Wer belletristische Bücher schreibt, sollte sein Handwerkszeug beherrschen. Und dazu gehört eben, neben dem Konstruieren eines für den Leser fesselnden Plots, auch die Gewandtheit der Sprache. Hier geht es schließlich nicht um das Aneinanderreihen von Wörtern, nur damit diese den gewünschten Sinn ergeben. So kann man keinen qualitativ hochwertigen Inhalt erschaffen. Es geht vielmehr darum, den Leser mit der ganzen Bandbreite der deutschen Sprache zu verzücken. Zumindest ist das mein persönlicher Anspruch. Natürlich muss man nicht auf Biegen und Brechen hochgestelzte Sätze mit Wörtern bauen, die keiner versteht oder die alles überkonstruiert wirken lassen; das wäre ja kontraproduktiv. Dennoch finde ich es wichtig, sich möglichst vieler Facetten zu bedienen, damit nicht durch zu viele Wiederholungen Monotonie aufkommt.
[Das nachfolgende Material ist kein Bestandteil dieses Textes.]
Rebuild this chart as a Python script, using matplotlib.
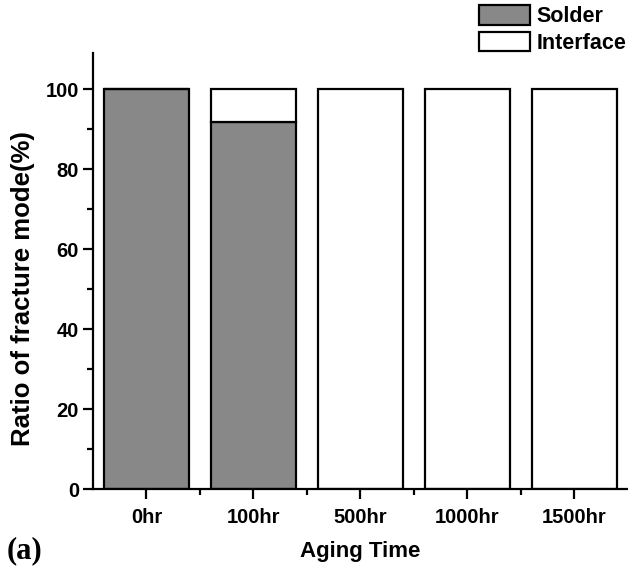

Natürlich muss man beispielsweise in Dialogen differenzieren, WER sich unterhält. Sind es Erwachsene, Teenager, Kinder? Das hat immensen Einfluss darauf, WIE und WAS sie reden. Ich kann eine Gruppe von Kids nicht reden lassen, als wären sie Akademiker und Erwachsene, als säßen sie im Sandkasten. Will sagen: Man muss sich sprachlich auch anpassen. In meinem Thriller Ort des Bösen kommt beispielsweise ein kleines Kinder vor, dessen Gedankenwelt und Sprache ich eher "naiv" darstelle, während dort Teenager lässig bis obszön sprechen. In Mutterschmerz gibt es einen Dialog, bei dem ich die Grammatik einer der Beteiligten komplett über den Haufen werfe, weil das seinen Charakter, auf symapthisch-humorvolle Art, unterstreicht.

Klar, Deutsch zählt zu den schwersten Sprachen der Welt und auch ich ertappte mich hin und wieder dabei, dass ich im Duden nachschlagen muss. Aber deutlich öfter nutze ich zum Beispiel ein Synonyme-Lexikon, um möglichst viel Abwechslung in meine Texte zu bringen. Dabei bin ich immer wieder überrascht, auf wie viele Arten man etwas sagen kann. Auch versuche ich, wo es geht, auf Anglizismen zu verzichten. Wenn jemand sich entschuldigt, muss es nicht unbedingt das (für mich grauenhaft klingende) "Sorry!" sein. Ein "Oh, Verzeihung" ist doch viel galanter. Wirkt das aus der Zeit gefallen? Vielleicht. Aber wem das nicht passt, dem kann ich nur sagen: Chill mal deine Base!